Required task: Every line below is to be copied exactly, with the pictures left out.

(Charts and diagrams as code)
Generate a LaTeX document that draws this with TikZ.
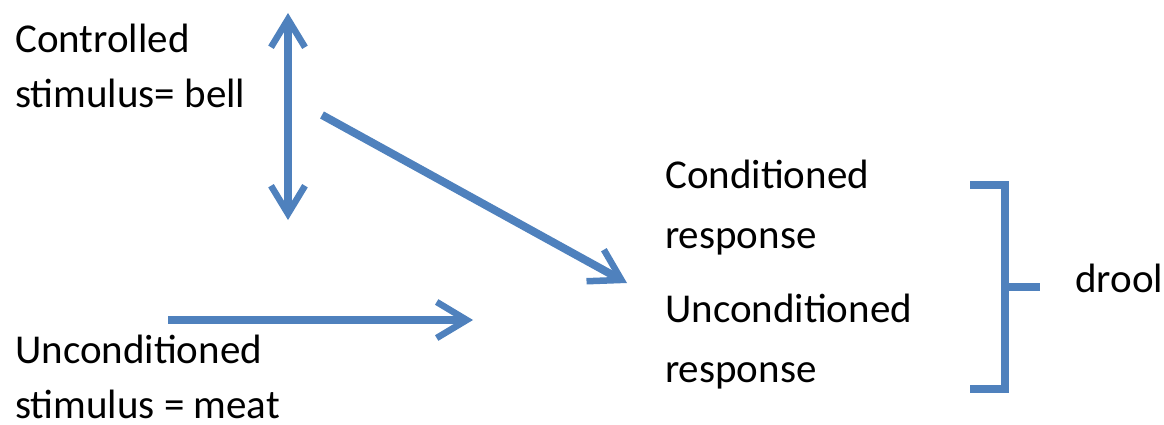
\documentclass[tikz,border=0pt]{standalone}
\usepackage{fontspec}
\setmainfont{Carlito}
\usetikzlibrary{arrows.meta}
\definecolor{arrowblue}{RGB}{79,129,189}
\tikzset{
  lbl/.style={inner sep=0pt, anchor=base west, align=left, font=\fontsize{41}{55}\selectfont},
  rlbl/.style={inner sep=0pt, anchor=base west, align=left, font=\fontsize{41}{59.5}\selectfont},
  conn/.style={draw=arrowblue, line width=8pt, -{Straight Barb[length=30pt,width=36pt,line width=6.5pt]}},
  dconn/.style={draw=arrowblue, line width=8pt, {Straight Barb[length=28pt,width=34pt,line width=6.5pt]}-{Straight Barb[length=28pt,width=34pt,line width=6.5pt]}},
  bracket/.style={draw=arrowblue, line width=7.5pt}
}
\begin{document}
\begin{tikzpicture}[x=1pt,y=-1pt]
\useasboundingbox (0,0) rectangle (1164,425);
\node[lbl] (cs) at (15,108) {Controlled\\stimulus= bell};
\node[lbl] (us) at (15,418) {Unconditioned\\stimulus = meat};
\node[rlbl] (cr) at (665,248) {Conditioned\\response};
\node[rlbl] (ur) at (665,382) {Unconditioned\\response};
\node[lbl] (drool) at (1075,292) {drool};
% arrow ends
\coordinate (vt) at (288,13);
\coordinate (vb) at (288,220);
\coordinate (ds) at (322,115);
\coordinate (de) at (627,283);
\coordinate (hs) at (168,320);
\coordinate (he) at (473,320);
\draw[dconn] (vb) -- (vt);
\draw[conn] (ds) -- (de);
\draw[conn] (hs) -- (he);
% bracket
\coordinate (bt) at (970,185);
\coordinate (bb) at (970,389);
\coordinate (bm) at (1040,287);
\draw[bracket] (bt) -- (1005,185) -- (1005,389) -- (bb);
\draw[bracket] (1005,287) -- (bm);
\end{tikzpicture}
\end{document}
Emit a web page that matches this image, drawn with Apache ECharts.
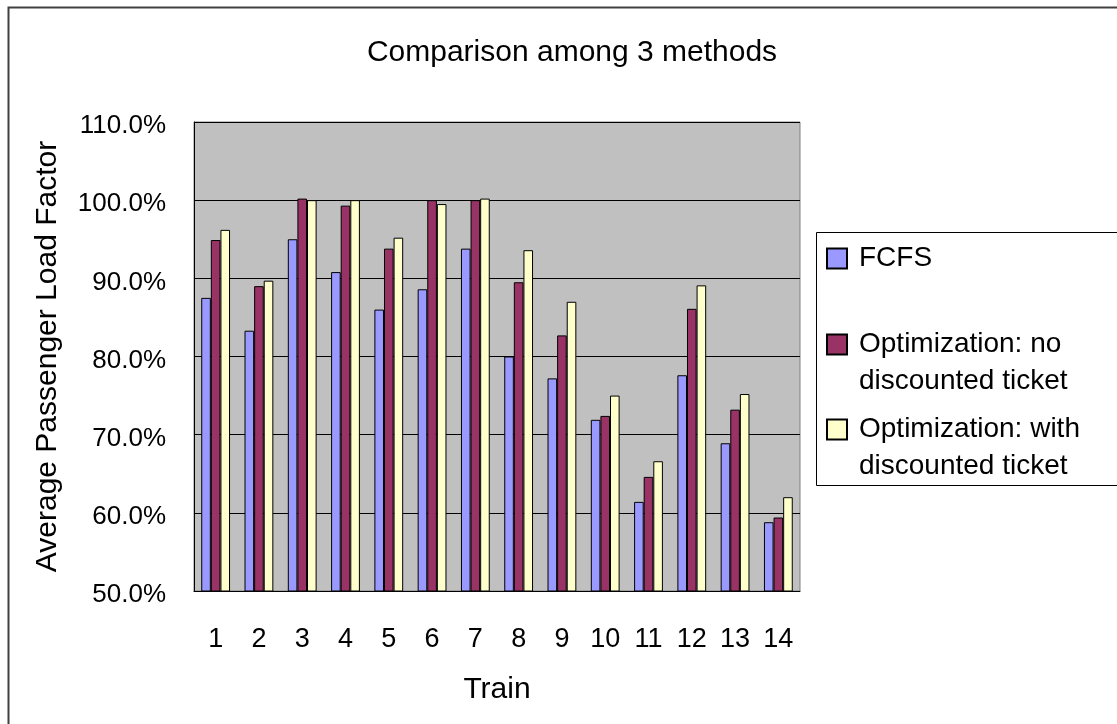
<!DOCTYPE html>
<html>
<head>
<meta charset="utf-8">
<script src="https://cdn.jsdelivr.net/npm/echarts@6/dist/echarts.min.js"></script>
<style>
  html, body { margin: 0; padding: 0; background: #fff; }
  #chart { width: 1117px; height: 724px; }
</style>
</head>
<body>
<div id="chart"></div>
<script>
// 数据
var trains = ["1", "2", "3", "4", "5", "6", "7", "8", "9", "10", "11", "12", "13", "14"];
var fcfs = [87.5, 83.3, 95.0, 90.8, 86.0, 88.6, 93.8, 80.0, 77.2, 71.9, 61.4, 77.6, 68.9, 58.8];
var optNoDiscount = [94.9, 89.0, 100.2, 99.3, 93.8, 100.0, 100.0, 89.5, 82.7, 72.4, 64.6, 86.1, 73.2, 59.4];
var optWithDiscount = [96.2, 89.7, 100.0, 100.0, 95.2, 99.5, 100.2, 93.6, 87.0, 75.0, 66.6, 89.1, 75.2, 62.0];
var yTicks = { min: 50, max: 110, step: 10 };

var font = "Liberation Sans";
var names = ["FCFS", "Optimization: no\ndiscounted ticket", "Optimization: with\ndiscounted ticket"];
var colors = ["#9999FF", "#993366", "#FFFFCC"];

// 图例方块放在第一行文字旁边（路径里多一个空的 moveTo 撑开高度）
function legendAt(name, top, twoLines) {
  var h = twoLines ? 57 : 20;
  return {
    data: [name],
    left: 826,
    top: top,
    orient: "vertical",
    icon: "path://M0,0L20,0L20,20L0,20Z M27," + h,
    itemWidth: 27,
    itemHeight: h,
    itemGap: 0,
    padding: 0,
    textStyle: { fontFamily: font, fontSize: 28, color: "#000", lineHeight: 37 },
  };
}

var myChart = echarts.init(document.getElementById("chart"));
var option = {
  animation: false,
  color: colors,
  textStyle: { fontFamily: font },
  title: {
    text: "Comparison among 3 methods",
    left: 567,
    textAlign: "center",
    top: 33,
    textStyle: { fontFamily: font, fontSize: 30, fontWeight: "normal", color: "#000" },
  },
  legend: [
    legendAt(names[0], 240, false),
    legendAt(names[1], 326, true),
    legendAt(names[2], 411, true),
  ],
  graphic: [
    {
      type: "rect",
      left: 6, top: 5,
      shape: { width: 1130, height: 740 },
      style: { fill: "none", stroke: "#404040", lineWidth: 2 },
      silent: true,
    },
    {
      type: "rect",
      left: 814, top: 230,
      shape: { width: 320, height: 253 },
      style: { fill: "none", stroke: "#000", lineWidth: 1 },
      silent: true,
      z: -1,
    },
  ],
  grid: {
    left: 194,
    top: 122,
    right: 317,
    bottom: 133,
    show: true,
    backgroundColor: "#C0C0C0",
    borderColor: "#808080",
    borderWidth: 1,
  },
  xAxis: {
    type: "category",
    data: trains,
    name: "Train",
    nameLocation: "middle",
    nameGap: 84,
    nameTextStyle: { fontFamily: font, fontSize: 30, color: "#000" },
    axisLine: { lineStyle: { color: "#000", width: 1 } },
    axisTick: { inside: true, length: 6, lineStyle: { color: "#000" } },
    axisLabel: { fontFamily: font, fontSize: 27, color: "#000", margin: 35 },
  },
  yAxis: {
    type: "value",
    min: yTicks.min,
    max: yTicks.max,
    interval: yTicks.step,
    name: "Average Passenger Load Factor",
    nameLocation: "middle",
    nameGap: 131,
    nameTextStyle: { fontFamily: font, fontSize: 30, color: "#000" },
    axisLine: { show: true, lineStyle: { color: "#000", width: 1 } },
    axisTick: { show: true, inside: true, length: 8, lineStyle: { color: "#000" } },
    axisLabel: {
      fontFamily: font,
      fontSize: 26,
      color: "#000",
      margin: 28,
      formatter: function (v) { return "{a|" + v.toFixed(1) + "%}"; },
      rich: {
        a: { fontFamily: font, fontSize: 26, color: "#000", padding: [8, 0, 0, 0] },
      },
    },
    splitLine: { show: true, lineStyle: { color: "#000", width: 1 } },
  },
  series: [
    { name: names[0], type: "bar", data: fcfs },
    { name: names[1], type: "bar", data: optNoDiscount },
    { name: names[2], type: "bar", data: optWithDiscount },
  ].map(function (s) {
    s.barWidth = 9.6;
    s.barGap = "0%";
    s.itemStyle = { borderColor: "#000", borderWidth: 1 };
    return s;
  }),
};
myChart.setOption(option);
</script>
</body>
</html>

Correct response:
Generate a LaTeX document that draws this with TikZ.
\documentclass[tikz,border=0pt]{standalone}
\usepackage{fontspec}
\setmainfont{Carlito}
\usetikzlibrary{arrows.meta}
\definecolor{arrowblue}{RGB}{79,129,189}
\tikzset{
  lbl/.style={inner sep=0pt, anchor=base west, align=left, font=\fontsize{41}{55}\selectfont},
  rlbl/.style={inner sep=0pt, anchor=base west, align=left, font=\fontsize{41}{59.5}\selectfont},
  conn/.style={draw=arrowblue, line width=8pt, -{Straight Barb[length=30pt,width=36pt,line width=6.5pt]}},
  dconn/.style={draw=arrowblue, line width=8pt, {Straight Barb[length=28pt,width=34pt,line width=6.5pt]}-{Straight Barb[length=28pt,width=34pt,line width=6.5pt]}},
  bracket/.style={draw=arrowblue, line width=7.5pt}
}
\begin{document}
\begin{tikzpicture}[x=1pt,y=-1pt]
\useasboundingbox (0,0) rectangle (1164,425);
\node[lbl] (cs) at (15,108) {Controlled\\stimulus= bell};
\node[lbl] (us) at (15,418) {Unconditioned\\stimulus = meat};
\node[rlbl] (cr) at (665,248) {Conditioned\\response};
\node[rlbl] (ur) at (665,382) {Unconditioned\\response};
\node[lbl] (drool) at (1075,292) {drool};
% arrow ends
\coordinate (vt) at (288,13);
\coordinate (vb) at (288,220);
\coordinate (ds) at (322,115);
\coordinate (de) at (627,283);
\coordinate (hs) at (168,320);
\coordinate (he) at (473,320);
\draw[dconn] (vb) -- (vt);
\draw[conn] (ds) -- (de);
\draw[conn] (hs) -- (he);
% bracket
\coordinate (bt) at (970,185);
\coordinate (bb) at (970,389);
\coordinate (bm) at (1040,287);
\draw[bracket] (bt) -- (1005,185) -- (1005,389) -- (bb);
\draw[bracket] (1005,287) -- (bm);
\end{tikzpicture}
\end{document}
Emit a web page that matches this image, drawn with Apache ECharts.
<!DOCTYPE html>
<html>
<head>
<meta charset="utf-8">
<script src="https://cdn.jsdelivr.net/npm/echarts@6/dist/echarts.min.js"></script>
<style>
  html, body { margin: 0; padding: 0; background: #fff; }
  #chart { width: 1117px; height: 724px; }
</style>
</head>
<body>
<div id="chart"></div>
<script>
// 数据
var trains = ["1", "2", "3", "4", "5", "6", "7", "8", "9", "10", "11", "12", "13", "14"];
var fcfs = [87.5, 83.3, 95.0, 90.8, 86.0, 88.6, 93.8, 80.0, 77.2, 71.9, 61.4, 77.6, 68.9, 58.8];
var optNoDiscount = [94.9, 89.0, 100.2, 99.3, 93.8, 100.0, 100.0, 89.5, 82.7, 72.4, 64.6, 86.1, 73.2, 59.4];
var optWithDiscount = [96.2, 89.7, 100.0, 100.0, 95.2, 99.5, 100.2, 93.6, 87.0, 75.0, 66.6, 89.1, 75.2, 62.0];
var yTicks = { min: 50, max: 110, step: 10 };

var font = "Liberation Sans";
var names = ["FCFS", "Optimization: no\ndiscounted ticket", "Optimization: with\ndiscounted ticket"];
var colors = ["#9999FF", "#993366", "#FFFFCC"];

// 图例方块放在第一行文字旁边（路径里多一个空的 moveTo 撑开高度）
function legendAt(name, top, twoLines) {
  var h = twoLines ? 57 : 20;
  return {
    data: [name],
    left: 826,
    top: top,
    orient: "vertical",
    icon: "path://M0,0L20,0L20,20L0,20Z M27," + h,
    itemWidth: 27,
    itemHeight: h,
    itemGap: 0,
    padding: 0,
    textStyle: { fontFamily: font, fontSize: 28, color: "#000", lineHeight: 37 },
  };
}

var myChart = echarts.init(document.getElementById("chart"));
var option = {
  animation: false,
  color: colors,
  textStyle: { fontFamily: font },
  title: {
    text: "Comparison among 3 methods",
    left: 567,
    textAlign: "center",
    top: 33,
    textStyle: { fontFamily: font, fontSize: 30, fontWeight: "normal", color: "#000" },
  },
  legend: [
    legendAt(names[0], 240, false),
    legendAt(names[1], 326, true),
    legendAt(names[2], 411, true),
  ],
  graphic: [
    {
      type: "rect",
      left: 6, top: 5,
      shape: { width: 1130, height: 740 },
      style: { fill: "none", stroke: "#404040", lineWidth: 2 },
      silent: true,
    },
    {
      type: "rect",
      left: 814, top: 230,
      shape: { width: 320, height: 253 },
      style: { fill: "none", stroke: "#000", lineWidth: 1 },
      silent: true,
      z: -1,
    },
  ],
  grid: {
    left: 194,
    top: 122,
    right: 317,
    bottom: 133,
    show: true,
    backgroundColor: "#C0C0C0",
    borderColor: "#808080",
    borderWidth: 1,
  },
  xAxis: {
    type: "category",
    data: trains,
    name: "Train",
    nameLocation: "middle",
    nameGap: 84,
    nameTextStyle: { fontFamily: font, fontSize: 30, color: "#000" },
    axisLine: { lineStyle: { color: "#000", width: 1 } },
    axisTick: { inside: true, length: 6, lineStyle: { color: "#000" } },
    axisLabel: { fontFamily: font, fontSize: 27, color: "#000", margin: 35 },
  },
  yAxis: {
    type: "value",
    min: yTicks.min,
    max: yTicks.max,
    interval: yTicks.step,
    name: "Average Passenger Load Factor",
    nameLocation: "middle",
    nameGap: 131,
    nameTextStyle: { fontFamily: font, fontSize: 30, color: "#000" },
    axisLine: { show: true, lineStyle: { color: "#000", width: 1 } },
    axisTick: { show: true, inside: true, length: 8, lineStyle: { color: "#000" } },
    axisLabel: {
      fontFamily: font,
      fontSize: 26,
      color: "#000",
      margin: 28,
      formatter: function (v) { return "{a|" + v.toFixed(1) + "%}"; },
      rich: {
        a: { fontFamily: font, fontSize: 26, color: "#000", padding: [8, 0, 0, 0] },
      },
    },
    splitLine: { show: true, lineStyle: { color: "#000", width: 1 } },
  },
  series: [
    { name: names[0], type: "bar", data: fcfs },
    { name: names[1], type: "bar", data: optNoDiscount },
    { name: names[2], type: "bar", data: optWithDiscount },
  ].map(function (s) {
    s.barWidth = 9.6;
    s.barGap = "0%";
    s.itemStyle = { borderColor: "#000", borderWidth: 1 };
    return s;
  }),
};
myChart.setOption(option);
</script>
</body>
</html>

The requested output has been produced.